▶ _RECORDED DATA_:
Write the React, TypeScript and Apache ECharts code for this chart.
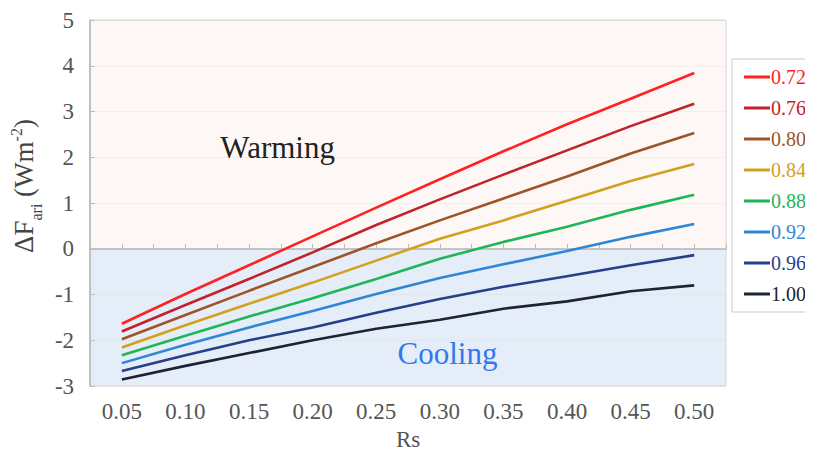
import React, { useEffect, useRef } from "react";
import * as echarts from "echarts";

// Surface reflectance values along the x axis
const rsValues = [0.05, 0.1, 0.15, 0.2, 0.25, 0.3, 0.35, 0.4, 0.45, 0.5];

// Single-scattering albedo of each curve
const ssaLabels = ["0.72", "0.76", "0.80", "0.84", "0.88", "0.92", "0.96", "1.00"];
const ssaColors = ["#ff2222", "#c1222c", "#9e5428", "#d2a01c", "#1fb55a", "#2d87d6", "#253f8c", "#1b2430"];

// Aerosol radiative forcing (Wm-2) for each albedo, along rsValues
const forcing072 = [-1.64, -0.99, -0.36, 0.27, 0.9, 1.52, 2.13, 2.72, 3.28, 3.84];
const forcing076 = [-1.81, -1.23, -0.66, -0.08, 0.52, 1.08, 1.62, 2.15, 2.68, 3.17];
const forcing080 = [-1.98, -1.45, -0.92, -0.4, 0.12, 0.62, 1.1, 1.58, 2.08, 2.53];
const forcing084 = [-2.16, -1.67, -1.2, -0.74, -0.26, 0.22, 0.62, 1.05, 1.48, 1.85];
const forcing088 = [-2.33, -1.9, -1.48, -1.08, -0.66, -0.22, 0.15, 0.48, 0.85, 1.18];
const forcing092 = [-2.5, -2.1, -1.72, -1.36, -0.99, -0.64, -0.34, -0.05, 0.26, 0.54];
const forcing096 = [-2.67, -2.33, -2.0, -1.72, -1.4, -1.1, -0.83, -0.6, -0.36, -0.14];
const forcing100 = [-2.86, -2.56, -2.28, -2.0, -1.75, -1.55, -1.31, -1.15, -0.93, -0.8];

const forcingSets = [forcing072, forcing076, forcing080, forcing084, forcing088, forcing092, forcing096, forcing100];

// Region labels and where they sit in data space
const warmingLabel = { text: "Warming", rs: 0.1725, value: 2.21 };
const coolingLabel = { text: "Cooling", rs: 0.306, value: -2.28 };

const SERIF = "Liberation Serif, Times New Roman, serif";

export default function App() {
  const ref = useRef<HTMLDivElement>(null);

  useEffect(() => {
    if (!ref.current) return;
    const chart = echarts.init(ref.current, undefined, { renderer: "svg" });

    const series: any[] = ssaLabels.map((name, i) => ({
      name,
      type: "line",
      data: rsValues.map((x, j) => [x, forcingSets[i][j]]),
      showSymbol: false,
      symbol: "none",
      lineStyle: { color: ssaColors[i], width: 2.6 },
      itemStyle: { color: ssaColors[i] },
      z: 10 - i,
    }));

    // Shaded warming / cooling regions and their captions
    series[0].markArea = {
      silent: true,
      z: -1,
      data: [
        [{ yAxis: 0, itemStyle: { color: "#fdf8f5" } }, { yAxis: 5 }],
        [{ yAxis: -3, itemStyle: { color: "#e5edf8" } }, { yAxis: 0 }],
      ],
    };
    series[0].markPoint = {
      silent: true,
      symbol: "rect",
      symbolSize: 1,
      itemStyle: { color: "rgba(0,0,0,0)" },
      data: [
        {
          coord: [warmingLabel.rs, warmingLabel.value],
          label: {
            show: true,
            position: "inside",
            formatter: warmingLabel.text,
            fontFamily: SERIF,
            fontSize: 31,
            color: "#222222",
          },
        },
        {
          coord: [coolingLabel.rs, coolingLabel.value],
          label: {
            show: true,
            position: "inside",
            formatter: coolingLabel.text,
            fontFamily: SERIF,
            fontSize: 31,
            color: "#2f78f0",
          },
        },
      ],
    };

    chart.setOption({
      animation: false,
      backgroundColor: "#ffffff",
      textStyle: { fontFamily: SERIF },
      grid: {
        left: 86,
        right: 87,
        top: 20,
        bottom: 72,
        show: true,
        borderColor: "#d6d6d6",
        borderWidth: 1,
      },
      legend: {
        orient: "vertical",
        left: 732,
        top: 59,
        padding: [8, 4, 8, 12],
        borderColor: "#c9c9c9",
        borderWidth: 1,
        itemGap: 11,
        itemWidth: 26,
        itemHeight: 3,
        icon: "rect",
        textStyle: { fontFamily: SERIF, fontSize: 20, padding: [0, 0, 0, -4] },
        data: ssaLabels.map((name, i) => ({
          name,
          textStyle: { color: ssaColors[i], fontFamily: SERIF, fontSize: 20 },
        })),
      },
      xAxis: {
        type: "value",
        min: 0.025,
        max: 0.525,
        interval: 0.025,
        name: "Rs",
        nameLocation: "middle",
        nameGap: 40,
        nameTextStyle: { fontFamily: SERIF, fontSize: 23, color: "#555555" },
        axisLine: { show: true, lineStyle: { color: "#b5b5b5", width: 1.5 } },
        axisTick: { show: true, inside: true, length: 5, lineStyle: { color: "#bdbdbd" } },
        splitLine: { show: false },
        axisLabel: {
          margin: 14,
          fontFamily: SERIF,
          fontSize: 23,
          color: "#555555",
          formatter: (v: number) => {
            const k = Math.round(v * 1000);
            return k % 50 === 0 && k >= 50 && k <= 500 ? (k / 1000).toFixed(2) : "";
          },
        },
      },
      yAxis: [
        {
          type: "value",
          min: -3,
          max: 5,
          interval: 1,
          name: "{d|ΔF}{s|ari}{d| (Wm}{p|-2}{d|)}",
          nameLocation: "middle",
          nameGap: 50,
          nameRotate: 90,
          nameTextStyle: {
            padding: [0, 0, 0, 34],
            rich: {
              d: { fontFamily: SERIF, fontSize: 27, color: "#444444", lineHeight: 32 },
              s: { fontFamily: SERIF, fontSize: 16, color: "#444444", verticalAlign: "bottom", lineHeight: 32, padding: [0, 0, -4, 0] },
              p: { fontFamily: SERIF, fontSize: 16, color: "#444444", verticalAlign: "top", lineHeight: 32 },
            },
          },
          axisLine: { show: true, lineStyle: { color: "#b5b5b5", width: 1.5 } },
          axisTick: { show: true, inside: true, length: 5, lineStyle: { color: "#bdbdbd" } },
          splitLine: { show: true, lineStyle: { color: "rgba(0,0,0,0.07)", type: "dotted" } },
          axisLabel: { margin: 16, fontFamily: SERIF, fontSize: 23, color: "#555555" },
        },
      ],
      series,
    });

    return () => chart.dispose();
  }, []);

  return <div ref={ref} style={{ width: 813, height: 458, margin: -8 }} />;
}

▶ _WHAT IS ASKED_:
Quote the material word for word, dropping any images it holds.

▶ _RESPONSE_:
Write the React, TypeScript and Apache ECharts code for this chart.
import React, { useEffect, useRef } from "react";
import * as echarts from "echarts";

// Surface reflectance values along the x axis
const rsValues = [0.05, 0.1, 0.15, 0.2, 0.25, 0.3, 0.35, 0.4, 0.45, 0.5];

// Single-scattering albedo of each curve
const ssaLabels = ["0.72", "0.76", "0.80", "0.84", "0.88", "0.92", "0.96", "1.00"];
const ssaColors = ["#ff2222", "#c1222c", "#9e5428", "#d2a01c", "#1fb55a", "#2d87d6", "#253f8c", "#1b2430"];

// Aerosol radiative forcing (Wm-2) for each albedo, along rsValues
const forcing072 = [-1.64, -0.99, -0.36, 0.27, 0.9, 1.52, 2.13, 2.72, 3.28, 3.84];
const forcing076 = [-1.81, -1.23, -0.66, -0.08, 0.52, 1.08, 1.62, 2.15, 2.68, 3.17];
const forcing080 = [-1.98, -1.45, -0.92, -0.4, 0.12, 0.62, 1.1, 1.58, 2.08, 2.53];
const forcing084 = [-2.16, -1.67, -1.2, -0.74, -0.26, 0.22, 0.62, 1.05, 1.48, 1.85];
const forcing088 = [-2.33, -1.9, -1.48, -1.08, -0.66, -0.22, 0.15, 0.48, 0.85, 1.18];
const forcing092 = [-2.5, -2.1, -1.72, -1.36, -0.99, -0.64, -0.34, -0.05, 0.26, 0.54];
const forcing096 = [-2.67, -2.33, -2.0, -1.72, -1.4, -1.1, -0.83, -0.6, -0.36, -0.14];
const forcing100 = [-2.86, -2.56, -2.28, -2.0, -1.75, -1.55, -1.31, -1.15, -0.93, -0.8];

const forcingSets = [forcing072, forcing076, forcing080, forcing084, forcing088, forcing092, forcing096, forcing100];

// Region labels and where they sit in data space
const warmingLabel = { text: "Warming", rs: 0.1725, value: 2.21 };
const coolingLabel = { text: "Cooling", rs: 0.306, value: -2.28 };

const SERIF = "Liberation Serif, Times New Roman, serif";

export default function App() {
  const ref = useRef<HTMLDivElement>(null);

  useEffect(() => {
    if (!ref.current) return;
    const chart = echarts.init(ref.current, undefined, { renderer: "svg" });

    const series: any[] = ssaLabels.map((name, i) => ({
      name,
      type: "line",
      data: rsValues.map((x, j) => [x, forcingSets[i][j]]),
      showSymbol: false,
      symbol: "none",
      lineStyle: { color: ssaColors[i], width: 2.6 },
      itemStyle: { color: ssaColors[i] },
      z: 10 - i,
    }));

    // Shaded warming / cooling regions and their captions
    series[0].markArea = {
      silent: true,
      z: -1,
      data: [
        [{ yAxis: 0, itemStyle: { color: "#fdf8f5" } }, { yAxis: 5 }],
        [{ yAxis: -3, itemStyle: { color: "#e5edf8" } }, { yAxis: 0 }],
      ],
    };
    series[0].markPoint = {
      silent: true,
      symbol: "rect",
      symbolSize: 1,
      itemStyle: { color: "rgba(0,0,0,0)" },
      data: [
        {
          coord: [warmingLabel.rs, warmingLabel.value],
          label: {
            show: true,
            position: "inside",
            formatter: warmingLabel.text,
            fontFamily: SERIF,
            fontSize: 31,
            color: "#222222",
          },
        },
        {
          coord: [coolingLabel.rs, coolingLabel.value],
          label: {
            show: true,
            position: "inside",
            formatter: coolingLabel.text,
            fontFamily: SERIF,
            fontSize: 31,
            color: "#2f78f0",
          },
        },
      ],
    };

    chart.setOption({
      animation: false,
      backgroundColor: "#ffffff",
      textStyle: { fontFamily: SERIF },
      grid: {
        left: 86,
        right: 87,
        top: 20,
        bottom: 72,
        show: true,
        borderColor: "#d6d6d6",
        borderWidth: 1,
      },
      legend: {
        orient: "vertical",
        left: 732,
        top: 59,
        padding: [8, 4, 8, 12],
        borderColor: "#c9c9c9",
        borderWidth: 1,
        itemGap: 11,
        itemWidth: 26,
        itemHeight: 3,
        icon: "rect",
        textStyle: { fontFamily: SERIF, fontSize: 20, padding: [0, 0, 0, -4] },
        data: ssaLabels.map((name, i) => ({
          name,
          textStyle: { color: ssaColors[i], fontFamily: SERIF, fontSize: 20 },
        })),
      },
      xAxis: {
        type: "value",
        min: 0.025,
        max: 0.525,
        interval: 0.025,
        name: "Rs",
        nameLocation: "middle",
        nameGap: 40,
        nameTextStyle: { fontFamily: SERIF, fontSize: 23, color: "#555555" },
        axisLine: { show: true, lineStyle: { color: "#b5b5b5", width: 1.5 } },
        axisTick: { show: true, inside: true, length: 5, lineStyle: { color: "#bdbdbd" } },
        splitLine: { show: false },
        axisLabel: {
          margin: 14,
          fontFamily: SERIF,
          fontSize: 23,
          color: "#555555",
          formatter: (v: number) => {
            const k = Math.round(v * 1000);
            return k % 50 === 0 && k >= 50 && k <= 500 ? (k / 1000).toFixed(2) : "";
          },
        },
      },
      yAxis: [
        {
          type: "value",
          min: -3,
          max: 5,
          interval: 1,
          name: "{d|ΔF}{s|ari}{d| (Wm}{p|-2}{d|)}",
          nameLocation: "middle",
          nameGap: 50,
          nameRotate: 90,
          nameTextStyle: {
            padding: [0, 0, 0, 34],
            rich: {
              d: { fontFamily: SERIF, fontSize: 27, color: "#444444", lineHeight: 32 },
              s: { fontFamily: SERIF, fontSize: 16, color: "#444444", verticalAlign: "bottom", lineHeight: 32, padding: [0, 0, -4, 0] },
              p: { fontFamily: SERIF, fontSize: 16, color: "#444444", verticalAlign: "top", lineHeight: 32 },
            },
          },
          axisLine: { show: true, lineStyle: { color: "#b5b5b5", width: 1.5 } },
          axisTick: { show: true, inside: true, length: 5, lineStyle: { color: "#bdbdbd" } },
          splitLine: { show: true, lineStyle: { color: "rgba(0,0,0,0.07)", type: "dotted" } },
          axisLabel: { margin: 16, fontFamily: SERIF, fontSize: 23, color: "#555555" },
        },
      ],
      series,
    });

    return () => chart.dispose();
  }, []);

  return <div ref={ref} style={{ width: 813, height: 458, margin: -8 }} />;
}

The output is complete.